*** Supplied information

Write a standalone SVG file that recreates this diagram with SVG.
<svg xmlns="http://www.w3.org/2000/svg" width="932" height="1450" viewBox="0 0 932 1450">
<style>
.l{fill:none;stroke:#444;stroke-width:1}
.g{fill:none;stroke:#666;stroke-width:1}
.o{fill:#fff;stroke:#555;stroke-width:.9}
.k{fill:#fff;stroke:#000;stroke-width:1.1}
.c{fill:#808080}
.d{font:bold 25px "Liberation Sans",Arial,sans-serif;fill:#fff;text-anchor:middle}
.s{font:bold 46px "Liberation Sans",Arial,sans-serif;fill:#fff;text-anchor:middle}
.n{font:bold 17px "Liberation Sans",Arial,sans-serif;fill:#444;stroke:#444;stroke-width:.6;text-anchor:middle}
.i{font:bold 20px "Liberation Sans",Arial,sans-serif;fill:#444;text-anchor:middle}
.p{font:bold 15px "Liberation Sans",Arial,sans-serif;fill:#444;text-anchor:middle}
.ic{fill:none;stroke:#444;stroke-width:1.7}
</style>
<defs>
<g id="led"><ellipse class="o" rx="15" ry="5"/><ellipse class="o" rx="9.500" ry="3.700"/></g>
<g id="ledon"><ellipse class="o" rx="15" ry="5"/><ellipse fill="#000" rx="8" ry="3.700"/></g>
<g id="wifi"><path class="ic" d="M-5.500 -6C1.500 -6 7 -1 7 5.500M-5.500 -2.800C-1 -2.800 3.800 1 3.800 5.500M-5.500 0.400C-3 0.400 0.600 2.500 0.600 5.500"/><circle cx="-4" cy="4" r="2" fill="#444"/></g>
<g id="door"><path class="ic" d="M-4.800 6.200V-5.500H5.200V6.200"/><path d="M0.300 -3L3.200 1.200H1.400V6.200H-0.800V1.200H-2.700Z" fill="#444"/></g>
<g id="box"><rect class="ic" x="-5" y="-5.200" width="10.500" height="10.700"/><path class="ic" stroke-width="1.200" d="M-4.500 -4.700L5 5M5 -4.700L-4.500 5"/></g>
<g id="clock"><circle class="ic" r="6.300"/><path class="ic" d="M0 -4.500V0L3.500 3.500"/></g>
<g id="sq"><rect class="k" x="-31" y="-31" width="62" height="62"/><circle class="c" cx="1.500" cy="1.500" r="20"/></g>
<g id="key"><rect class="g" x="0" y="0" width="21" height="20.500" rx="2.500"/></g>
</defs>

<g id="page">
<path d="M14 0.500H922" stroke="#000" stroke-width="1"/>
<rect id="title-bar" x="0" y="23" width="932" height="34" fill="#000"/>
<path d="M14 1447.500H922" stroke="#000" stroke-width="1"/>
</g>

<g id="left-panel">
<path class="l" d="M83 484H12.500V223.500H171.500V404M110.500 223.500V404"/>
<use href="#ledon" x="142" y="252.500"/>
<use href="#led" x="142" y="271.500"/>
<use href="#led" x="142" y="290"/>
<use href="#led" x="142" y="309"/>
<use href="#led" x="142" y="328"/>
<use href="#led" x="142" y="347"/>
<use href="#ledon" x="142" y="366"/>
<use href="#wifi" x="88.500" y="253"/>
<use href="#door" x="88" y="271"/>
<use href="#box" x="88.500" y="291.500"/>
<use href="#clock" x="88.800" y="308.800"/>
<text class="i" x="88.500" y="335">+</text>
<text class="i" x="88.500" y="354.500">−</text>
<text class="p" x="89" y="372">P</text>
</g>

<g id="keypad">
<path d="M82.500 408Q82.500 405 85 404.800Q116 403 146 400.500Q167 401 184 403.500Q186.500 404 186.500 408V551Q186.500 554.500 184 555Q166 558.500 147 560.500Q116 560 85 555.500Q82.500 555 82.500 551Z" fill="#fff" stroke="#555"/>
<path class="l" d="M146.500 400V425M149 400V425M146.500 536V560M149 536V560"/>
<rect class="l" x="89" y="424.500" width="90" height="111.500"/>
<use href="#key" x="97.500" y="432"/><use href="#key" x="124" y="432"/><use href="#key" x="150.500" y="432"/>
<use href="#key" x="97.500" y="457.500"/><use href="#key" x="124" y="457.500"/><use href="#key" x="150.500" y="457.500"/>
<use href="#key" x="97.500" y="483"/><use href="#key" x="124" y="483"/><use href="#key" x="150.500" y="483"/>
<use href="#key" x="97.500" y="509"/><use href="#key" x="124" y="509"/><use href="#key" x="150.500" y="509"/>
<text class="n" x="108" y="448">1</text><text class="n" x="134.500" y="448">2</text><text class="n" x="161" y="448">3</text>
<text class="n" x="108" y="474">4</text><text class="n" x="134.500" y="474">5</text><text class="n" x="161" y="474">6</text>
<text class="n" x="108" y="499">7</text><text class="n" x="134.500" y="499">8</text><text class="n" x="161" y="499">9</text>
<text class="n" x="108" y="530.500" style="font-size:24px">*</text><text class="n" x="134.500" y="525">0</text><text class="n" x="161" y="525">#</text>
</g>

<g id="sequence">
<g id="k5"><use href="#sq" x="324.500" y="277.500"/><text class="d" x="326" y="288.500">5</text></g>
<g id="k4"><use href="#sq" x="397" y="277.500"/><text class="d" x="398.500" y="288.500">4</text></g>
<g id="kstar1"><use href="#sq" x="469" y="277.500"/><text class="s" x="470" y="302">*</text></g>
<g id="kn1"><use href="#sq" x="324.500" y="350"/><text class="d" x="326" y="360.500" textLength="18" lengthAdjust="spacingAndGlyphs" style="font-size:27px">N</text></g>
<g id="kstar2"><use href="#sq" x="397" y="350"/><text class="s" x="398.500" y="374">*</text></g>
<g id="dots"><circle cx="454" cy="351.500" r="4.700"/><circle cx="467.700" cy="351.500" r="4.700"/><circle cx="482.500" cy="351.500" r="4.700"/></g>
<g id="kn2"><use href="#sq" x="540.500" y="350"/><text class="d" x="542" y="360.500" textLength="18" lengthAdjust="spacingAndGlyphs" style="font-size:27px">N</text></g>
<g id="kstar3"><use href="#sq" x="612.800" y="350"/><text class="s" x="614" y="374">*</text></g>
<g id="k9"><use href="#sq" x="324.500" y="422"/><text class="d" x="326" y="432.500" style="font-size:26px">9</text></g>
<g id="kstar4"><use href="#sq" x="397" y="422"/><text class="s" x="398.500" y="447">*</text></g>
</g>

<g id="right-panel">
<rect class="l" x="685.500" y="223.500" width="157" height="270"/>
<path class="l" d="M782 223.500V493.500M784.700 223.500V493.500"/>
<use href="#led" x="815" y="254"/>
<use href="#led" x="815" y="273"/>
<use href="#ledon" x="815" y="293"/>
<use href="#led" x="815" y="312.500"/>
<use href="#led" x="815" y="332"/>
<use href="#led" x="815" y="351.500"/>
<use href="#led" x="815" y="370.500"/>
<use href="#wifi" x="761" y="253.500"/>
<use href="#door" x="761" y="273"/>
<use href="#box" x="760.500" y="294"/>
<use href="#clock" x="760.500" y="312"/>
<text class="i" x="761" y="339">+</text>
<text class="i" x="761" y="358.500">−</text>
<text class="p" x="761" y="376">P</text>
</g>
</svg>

******

Request » Print again each line of the listing above, exactly as it appears.

Task response »
Write a standalone SVG file that recreates this diagram with SVG.
<svg xmlns="http://www.w3.org/2000/svg" width="932" height="1450" viewBox="0 0 932 1450">
<style>
.l{fill:none;stroke:#444;stroke-width:1}
.g{fill:none;stroke:#666;stroke-width:1}
.o{fill:#fff;stroke:#555;stroke-width:.9}
.k{fill:#fff;stroke:#000;stroke-width:1.1}
.c{fill:#808080}
.d{font:bold 25px "Liberation Sans",Arial,sans-serif;fill:#fff;text-anchor:middle}
.s{font:bold 46px "Liberation Sans",Arial,sans-serif;fill:#fff;text-anchor:middle}
.n{font:bold 17px "Liberation Sans",Arial,sans-serif;fill:#444;stroke:#444;stroke-width:.6;text-anchor:middle}
.i{font:bold 20px "Liberation Sans",Arial,sans-serif;fill:#444;text-anchor:middle}
.p{font:bold 15px "Liberation Sans",Arial,sans-serif;fill:#444;text-anchor:middle}
.ic{fill:none;stroke:#444;stroke-width:1.7}
</style>
<defs>
<g id="led"><ellipse class="o" rx="15" ry="5"/><ellipse class="o" rx="9.500" ry="3.700"/></g>
<g id="ledon"><ellipse class="o" rx="15" ry="5"/><ellipse fill="#000" rx="8" ry="3.700"/></g>
<g id="wifi"><path class="ic" d="M-5.500 -6C1.500 -6 7 -1 7 5.500M-5.500 -2.800C-1 -2.800 3.800 1 3.800 5.500M-5.500 0.400C-3 0.400 0.600 2.500 0.600 5.500"/><circle cx="-4" cy="4" r="2" fill="#444"/></g>
<g id="door"><path class="ic" d="M-4.800 6.200V-5.500H5.200V6.200"/><path d="M0.300 -3L3.200 1.200H1.400V6.200H-0.800V1.200H-2.700Z" fill="#444"/></g>
<g id="box"><rect class="ic" x="-5" y="-5.200" width="10.500" height="10.700"/><path class="ic" stroke-width="1.200" d="M-4.500 -4.700L5 5M5 -4.700L-4.500 5"/></g>
<g id="clock"><circle class="ic" r="6.300"/><path class="ic" d="M0 -4.500V0L3.500 3.500"/></g>
<g id="sq"><rect class="k" x="-31" y="-31" width="62" height="62"/><circle class="c" cx="1.500" cy="1.500" r="20"/></g>
<g id="key"><rect class="g" x="0" y="0" width="21" height="20.500" rx="2.500"/></g>
</defs>

<g id="page">
<path d="M14 0.500H922" stroke="#000" stroke-width="1"/>
<rect id="title-bar" x="0" y="23" width="932" height="34" fill="#000"/>
<path d="M14 1447.500H922" stroke="#000" stroke-width="1"/>
</g>

<g id="left-panel">
<path class="l" d="M83 484H12.500V223.500H171.500V404M110.500 223.500V404"/>
<use href="#ledon" x="142" y="252.500"/>
<use href="#led" x="142" y="271.500"/>
<use href="#led" x="142" y="290"/>
<use href="#led" x="142" y="309"/>
<use href="#led" x="142" y="328"/>
<use href="#led" x="142" y="347"/>
<use href="#ledon" x="142" y="366"/>
<use href="#wifi" x="88.500" y="253"/>
<use href="#door" x="88" y="271"/>
<use href="#box" x="88.500" y="291.500"/>
<use href="#clock" x="88.800" y="308.800"/>
<text class="i" x="88.500" y="335">+</text>
<text class="i" x="88.500" y="354.500">−</text>
<text class="p" x="89" y="372">P</text>
</g>

<g id="keypad">
<path d="M82.500 408Q82.500 405 85 404.800Q116 403 146 400.500Q167 401 184 403.500Q186.500 404 186.500 408V551Q186.500 554.500 184 555Q166 558.500 147 560.500Q116 560 85 555.500Q82.500 555 82.500 551Z" fill="#fff" stroke="#555"/>
<path class="l" d="M146.500 400V425M149 400V425M146.500 536V560M149 536V560"/>
<rect class="l" x="89" y="424.500" width="90" height="111.500"/>
<use href="#key" x="97.500" y="432"/><use href="#key" x="124" y="432"/><use href="#key" x="150.500" y="432"/>
<use href="#key" x="97.500" y="457.500"/><use href="#key" x="124" y="457.500"/><use href="#key" x="150.500" y="457.500"/>
<use href="#key" x="97.500" y="483"/><use href="#key" x="124" y="483"/><use href="#key" x="150.500" y="483"/>
<use href="#key" x="97.500" y="509"/><use href="#key" x="124" y="509"/><use href="#key" x="150.500" y="509"/>
<text class="n" x="108" y="448">1</text><text class="n" x="134.500" y="448">2</text><text class="n" x="161" y="448">3</text>
<text class="n" x="108" y="474">4</text><text class="n" x="134.500" y="474">5</text><text class="n" x="161" y="474">6</text>
<text class="n" x="108" y="499">7</text><text class="n" x="134.500" y="499">8</text><text class="n" x="161" y="499">9</text>
<text class="n" x="108" y="530.500" style="font-size:24px">*</text><text class="n" x="134.500" y="525">0</text><text class="n" x="161" y="525">#</text>
</g>

<g id="sequence">
<g id="k5"><use href="#sq" x="324.500" y="277.500"/><text class="d" x="326" y="288.500">5</text></g>
<g id="k4"><use href="#sq" x="397" y="277.500"/><text class="d" x="398.500" y="288.500">4</text></g>
<g id="kstar1"><use href="#sq" x="469" y="277.500"/><text class="s" x="470" y="302">*</text></g>
<g id="kn1"><use href="#sq" x="324.500" y="350"/><text class="d" x="326" y="360.500" textLength="18" lengthAdjust="spacingAndGlyphs" style="font-size:27px">N</text></g>
<g id="kstar2"><use href="#sq" x="397" y="350"/><text class="s" x="398.500" y="374">*</text></g>
<g id="dots"><circle cx="454" cy="351.500" r="4.700"/><circle cx="467.700" cy="351.500" r="4.700"/><circle cx="482.500" cy="351.500" r="4.700"/></g>
<g id="kn2"><use href="#sq" x="540.500" y="350"/><text class="d" x="542" y="360.500" textLength="18" lengthAdjust="spacingAndGlyphs" style="font-size:27px">N</text></g>
<g id="kstar3"><use href="#sq" x="612.800" y="350"/><text class="s" x="614" y="374">*</text></g>
<g id="k9"><use href="#sq" x="324.500" y="422"/><text class="d" x="326" y="432.500" style="font-size:26px">9</text></g>
<g id="kstar4"><use href="#sq" x="397" y="422"/><text class="s" x="398.500" y="447">*</text></g>
</g>

<g id="right-panel">
<rect class="l" x="685.500" y="223.500" width="157" height="270"/>
<path class="l" d="M782 223.500V493.500M784.700 223.500V493.500"/>
<use href="#led" x="815" y="254"/>
<use href="#led" x="815" y="273"/>
<use href="#ledon" x="815" y="293"/>
<use href="#led" x="815" y="312.500"/>
<use href="#led" x="815" y="332"/>
<use href="#led" x="815" y="351.500"/>
<use href="#led" x="815" y="370.500"/>
<use href="#wifi" x="761" y="253.500"/>
<use href="#door" x="761" y="273"/>
<use href="#box" x="760.500" y="294"/>
<use href="#clock" x="760.500" y="312"/>
<text class="i" x="761" y="339">+</text>
<text class="i" x="761" y="358.500">−</text>
<text class="p" x="761" y="376">P</text>
</g>
</svg>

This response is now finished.